UN Resolution 194 (Chapter 11, Dec. 11, 1948) states that "the refugees wishing to return to their homes and live at peace with their neighbors should be permitted to do so at the earliest practicable date, and that compensation should be paid for the property of those choosing not to return." Palestinian leaders argue this means that all Arabs who left Israel during the war (hundreds of thousands) and their descendants (a few million) have a "right of return" to Israel. Israel argues that the resolution only calls for a limited return and only under certain conditions, especially focusing on the words "wishing to return... and live at peace with their neighbors."

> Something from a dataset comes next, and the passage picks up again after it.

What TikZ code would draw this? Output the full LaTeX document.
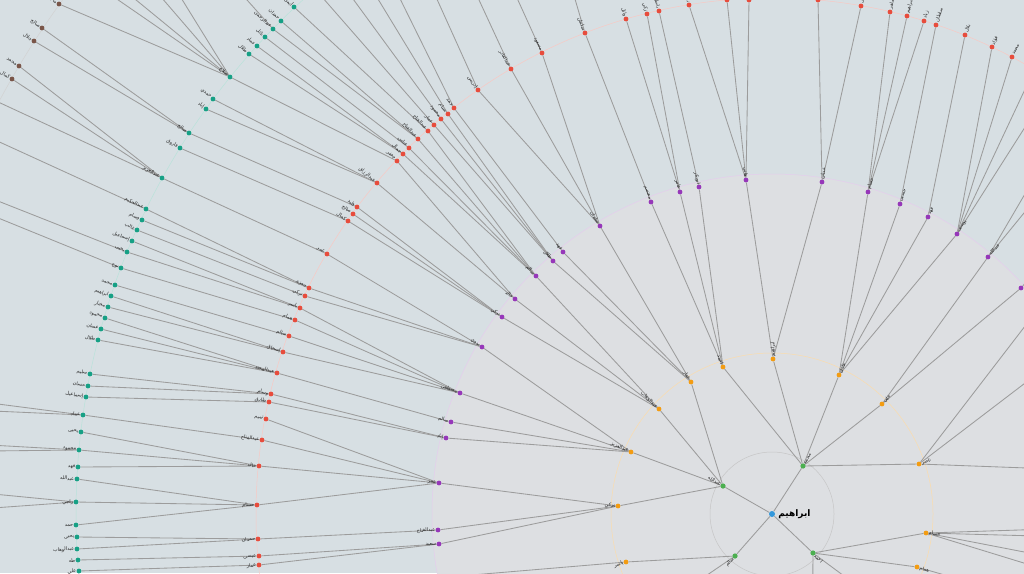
\documentclass[tikz,border=0pt]{standalone}
\usepackage{fontspec}
\usepackage{tikz}
\newfontfamily\arabicfont[Script=Arabic]{DejaVu Sans}
\TeXXeTstate=1
\definecolor{TreeBg}{RGB}{215,223,227}
\definecolor{TreeInner}{RGB}{221,223,226}
\definecolor{TreeEdge}{RGB}{156,156,156}
\definecolor{TreeRoot}{RGB}{52,152,219}
\definecolor{TreeGreen}{RGB}{76,175,80}
\definecolor{TreeOrange}{RGB}{243,156,18}
\definecolor{TreePurple}{RGB}{150,55,185}
\definecolor{TreeRed}{RGB}{231,76,60}
\definecolor{TreeTeal}{RGB}{22,160,133}
\definecolor{TreeBrown}{RGB}{121,85,72}
\pgfdeclarelayer{rings}
\pgfdeclarelayer{links}
\pgfsetlayers{rings,links,main}
\def\treecx{772}
\def\treecy{514}
% name label, turned away from the root
\newcommand\treelabel[4]{%
  \pgfmathsetmacro\lblang{atan2(\treecy-(#3),(#2)-\treecx)}%
  \pgfmathtruncatemacro\lblleft{abs(\lblang)>90}%
  \ifnum\lblleft=1
    \pgfmathsetmacro\lblrot{\lblang+180}%
    \node[namelbl, rotate=\lblrot, anchor=east] (#1-l) at (#1) {\beginR #4\endR};%
  \else
    \node[namelbl, rotate=\lblang, anchor=west] (#1-l) at (#1) {\beginR #4\endR};%
  \fi}

\begin{document}
\begin{tikzpicture}[x=1pt, y=-1pt,
    treedot/.style={circle, fill=#1, draw=none, inner sep=0pt, minimum size=4.8pt},
    link/.style={draw=TreeEdge, line width=0.85pt},
    namelbl/.style={font=\arabicfont\fontsize{4.9}{5.5}\selectfont, text=black!85, inner sep=0.3pt, outer sep=2.5pt},
    ringline/.style={draw=#1, line width=0.5pt}
  ]
  \useasboundingbox (0,0) rectangle (1024,573);
  \node[treedot=TreeRoot, minimum size=6pt] (c) at (\treecx,\treecy) {};
  \node[font=\arabicfont\bfseries\fontsize{9}{10}\selectfont, anchor=west, inner sep=0.5pt] (c-l) at ([xshift=2.5pt]c.east) {\beginR ابراهيم\endR};

  % rings
  \begin{pgfonlayer}{rings}
    \fill[TreeBg] (0,0) rectangle (1024,573);
    \fill[TreeInner] (c) circle[radius=340pt];
    \draw[ringline=white!70!gray] (c) circle[radius=5.5pt];
    \draw[ringline=gray!45] (c) circle[radius=62pt];
    \draw[ringline=TreeOrange!35] (c) circle[radius=161pt];
    \draw[ringline=TreePurple!25] (c) circle[radius=340pt];
    \draw[ringline=TreeRed!30] (c) circle[radius=516pt];
    \draw[ringline=TreeTeal!30] (c) circle[radius=696pt];
    \draw[ringline=gray!35] (c) circle[radius=876pt];
  \end{pgfonlayer}

  % level 1
  \foreach \n/\x/\y/\nm in {g1/803/466/محمد, g2/723/486/عبدالله, g3/735/556/سالم, g4/813/553/احمد}{
    \node[treedot=TreeGreen, minimum size=5.2pt] (\n) at (\x,\y) {};
    \treelabel{\n}{\x}{\y}{\nm}
    \begin{pgfonlayer}{links}\draw[link] (c) -- (\n);\end{pgfonlayer}
  }

  % level 2
  \foreach \n/\x/\y/\nm/\up in {o1/626/562/ياسر/g3, o2/618/506/تركي/g2, o3/631/452/عبدالعزيز/g2,
      o4/659/409/عبدالوهاب/g2, o5/691/382/عمار/g2, o6/723/367/احمد/g1, o7/773/359/ابراهيم/g1,
      o8/839/375/عادل/g1, o9/882/404/علي/g1, o10/919/464/ناصر/g1, o11/926/533/حسام/g4,
      o12/917/567/همام/g4}{
    \node[treedot=TreeOrange] (\n) at (\x,\y) {};
    \treelabel{\n}{\x}{\y}{\nm}
    \begin{pgfonlayer}{links}\draw[link] (\up) -- (\n);\end{pgfonlayer}
  }
  \foreach \n/\x/\y/\up in {o13/812/674/g4, o14/894/613/g4, o15/650/614/g3}{
    \node[treedot=TreeOrange] (\n) at (\x,\y) {};
    \begin{pgfonlayer}{links}\draw[link] (\up) -- (\n);\end{pgfonlayer}
  }

  % level 3
  \foreach \n/\x/\y/\nm/\up in {p1/439/544/سعيد/o2, p2/438/530/عبدالفتاح/o2, p3/439/483/عمر/o2,
      p4/446/438/إياد/o3, p5/451/422/سالم/o3, p6/460/393/مصطفى/o3, p7/482/347/بدوي/o3,
      p8/502/317/تركي/o4, p9/515/299/خالد/o4, p10/536/276/سالم/o4,
      p11/553/261/طلال/o5, p12/563/252/فهد/o5, p13/600/226/سلمان/o5,
      p14/651/202/معتصم/o6, p15/680/192/عامر/o6, p16/699/187/ابوبكر/o6,
      p17/746/180/هاني/o7, p18/822/182/عدنان/o7,
      p19/868/192/حسام/o8, p20/900/204/حسين/o8, p21/928/217/فهد/o8, p22/957/234/يوسف/o8,
      p23/988/257/عبدالله/o9}{
    \node[treedot=TreePurple] (\n) at (\x,\y) {};
    \treelabel{\n}{\x}{\y}{\nm}
    \begin{pgfonlayer}{links}\draw[link] (\up) -- (\n);\end{pgfonlayer}
  }
  \foreach \n/\x/\y/\up in {p24/1021/288/o9, p25/1042/304/o10, p26/1071/348/o10, p27/1108/471/o10,
      p28/1112/527/o11, p29/1112/538/o11, p30/1107/568/o11, p31/1102/587/o11,
      p32/1100/620/o12, p33/436/578/o1}{
    \node[treedot=TreePurple] (\n) at (\x,\y) {};
    \begin{pgfonlayer}{links}\draw[link] (\up) -- (\n);\end{pgfonlayer}
  }

  % level 4
  \foreach \n/\x/\y/\nm/\up in {r1/259/565/عمار/p1, r2/259/556/عيسى/p1, r3/258/539/حمدان/p2,
      r4/257/505/حسام/p3, r5/259/466/خالد/p3, r6/262/440/عبدالفتاح/p3, r7/266/419/تميم/p3,
      r8/269/402/طارق/p4, r9/271/394/وسام/p4, r10/277/373/عبدالمجيد/p5,
      r11/283/352/إسحاق/p6, r12/289/336/سالم/p6, r13/295/320/همام/p6, r14/300/308/ياسر/p6,
      r15/305/296/تركي/p7, r16/309/288/حمزة/p7, r17/327/254/عمر/p7,
      r18/348/221/كمال/p8, r19/353/214/صالح/p8, r20/357/207/وليد/p8,
      r21/377/183/عبدالرزاق/p9, r22/397/161/جعفر/p9,
      r23/403/154/جمال/p10, r24/409/148/عباس/p10, r25/418/139/عبدالفتاح/p10, r26/428/131/عبدالفتاح/p10,
      r27/434/125/عمار/p11, r28/441/119/محمود/p11, r29/448/114/بسام/p11, r30/454/108/حمد/p12,
      r31/478/90/إدريس/p13, r32/511/69/عبدالقادر/p13, r33/542/53/مسعود/p13,
      r34/585/33/سلمان/p14, r35/626/19/وائل/p15, r36/647/14/زكي/p15, r37/659/11/باسل/p16,
      r38/689/5/نبيل/p17, r39/727/0/شادي/p17, r40/749/0/رامي/p17,
      r41/818/0/منير/p18, r42/861/6/خليل/p18,
      r43/890/12/ماهر/p19, r44/907/16/ابراهيم/p19, r45/924/21/زياد/p19,
      r46/936/25/سلطان/p20, r47/965/35/بلال/p21, r48/992/47/فؤاد/p22, r49/1012/57/محمد/p22}{
    \node[treedot=TreeRed] (\n) at (\x,\y) {};
    \treelabel{\n}{\x}{\y}{\nm}
    \begin{pgfonlayer}{links}\draw[link] (\up) -- (\n);\end{pgfonlayer}
  }
  \foreach \n/\x/\y/\up in {r50/1035/68/p22, r51/1055/80/p22, r52/1080/100/p23, r53/1100/120/p23,
      r54/1140/150/p24}{
    \node[treedot=TreeRed] (\n) at (\x,\y) {};
    \begin{pgfonlayer}{links}\draw[link] (\up) -- (\n);\end{pgfonlayer}
  }

  % level 5
  \foreach \n/\x/\y/\nm/\up in {t1/294/7/أيمن/r26, t2/281/21/حمدان/r25, t3/273/29/عبدالرحمن/r25,
      t4/265/37/نائل/r24, t5/257/46/عماد/r23, t6/249/54/طلال/r23, t7/230/77/صلاح/r22,
      t8/213/99/حمدي/r21, t9/206/109/إياد/r21, t10/189/133/صالح/r20, t11/180/148/فاروق/r18,
      t12/162/178/عبدالعزيز/r17, t13/146/209/عبدالحكيم/r16, t14/142/220/وسام/r16,
      t15/137/230/غالب/r15, t16/132/241/إسماعيل/r14, t17/127/252/يحيى/r14, t18/121/268/نوح/r13,
      t19/115/285/محمد/r12, t20/111/296/ابراهيم/r11, t21/108/307/مختار/r11,
      t22/105/318/محمود/r10, t23/101/329/غسان/r10, t24/98/340/طلال/r10,
      t25/90/374/سليم/r9, t26/88/386/حسان/r9, t27/86/397/إسماعيل/r8, t28/83/415/عماد/r6,
      t29/81/432/يحيى/r5, t30/79/450/محمود/r5, t31/78/467/فهد/r5,
      t32/77/479/عبدالله/r4, t33/76/502/راجي/r4, t34/76/525/حمد/r4,
      t35/77/537/يحيى/r3, t36/77/549/عبدالوهاب/r3, t37/78/560/طه/r2, t38/79/571/علي/r1}{
    \node[treedot=TreeTeal] (\n) at (\x,\y) {};
    \treelabel{\n}{\x}{\y}{\nm}
    \begin{pgfonlayer}{links}\draw[link] (\up) -- (\n);\end{pgfonlayer}
  }
  \foreach \n/\x/\y/\up in {t39/315/-11/r27, t40/334/-27/r28, t41/353/-42/r29, t42/373/-56/r30,
      t43/403/-76/r31, t44/435/-95/r32, t45/467/-112/r33, t46/534/-140/r34}{
    \node[treedot=TreeTeal] (\n) at (\x,\y) {};
    \begin{pgfonlayer}{links}\draw[link] (\up) -- (\n);\end{pgfonlayer}
  }

  % level 6
  \foreach \n/\x/\y/\nm/\up in {b1/59/4/ماجد/t7, b2/42/28/صالح/t10, b3/34/41/جلال/t10,
      b4/19/66/محمد/t12, b5/12/79/كمال/t12}{
    \node[treedot=TreeBrown] (\n) at (\x,\y) {};
    \treelabel{\n}{\x}{\y}{\nm}
    \begin{pgfonlayer}{links}\draw[link] (\up) -- (\n);\end{pgfonlayer}
  }
  \foreach \n/\x/\y/\up in {b6/-4/101/t12, b7/-18/134/t13, b8/-40/186/t17, b9/-46/200/t18,
      b10/-95/392/t28, b11/-97/407/t28, b12/-100/440/t30, b13/-101/452/t30,
      b14/-100/485/t33, b15/-104/515/t33, b16/82/-25/t7, b17/91/-37/t7,
      b18/111/-61/t7, b19/131/-83/t7, b20/153/-105/t3}{
    \node[treedot=TreeBrown] (\n) at (\x,\y) {};
    \begin{pgfonlayer}{links}\draw[link] (\up) -- (\n);\end{pgfonlayer}
  }
\end{tikzpicture}
\end{document}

It should be noted that according to the UN Charter itself, UN General Assembly resolutions are only "recommendations" and have "no legal power that affects the outside world." UN Security Council Resolutions are only binding if they were adopted under Chapter VII of the UN Charter. Resolutions adopted by the UN Human Rights Council are clearly prejudiced as noted by human rights expert Christine Cerna: “In my view Israel has a unique status in the UN Human Rights Council. Impartiality is not a requirement sought by the Council for the appointment of experts when it comes to Israel."

Nakba Day - Palestinians commemorate Nakba Day on May 15, the day after the establishment of Israel. On May 15, 1948, combined forces from Egypt, Jordan, Syria and Iraq joined local Arab forces in an attempt to eradicate the newly established State of Israel. The Nakba (Arabic = catastrophe) refers to the establishment of Israel, and the subsequent defeat in the war, including the killing and displacement of Arab civilians that occurred during the war.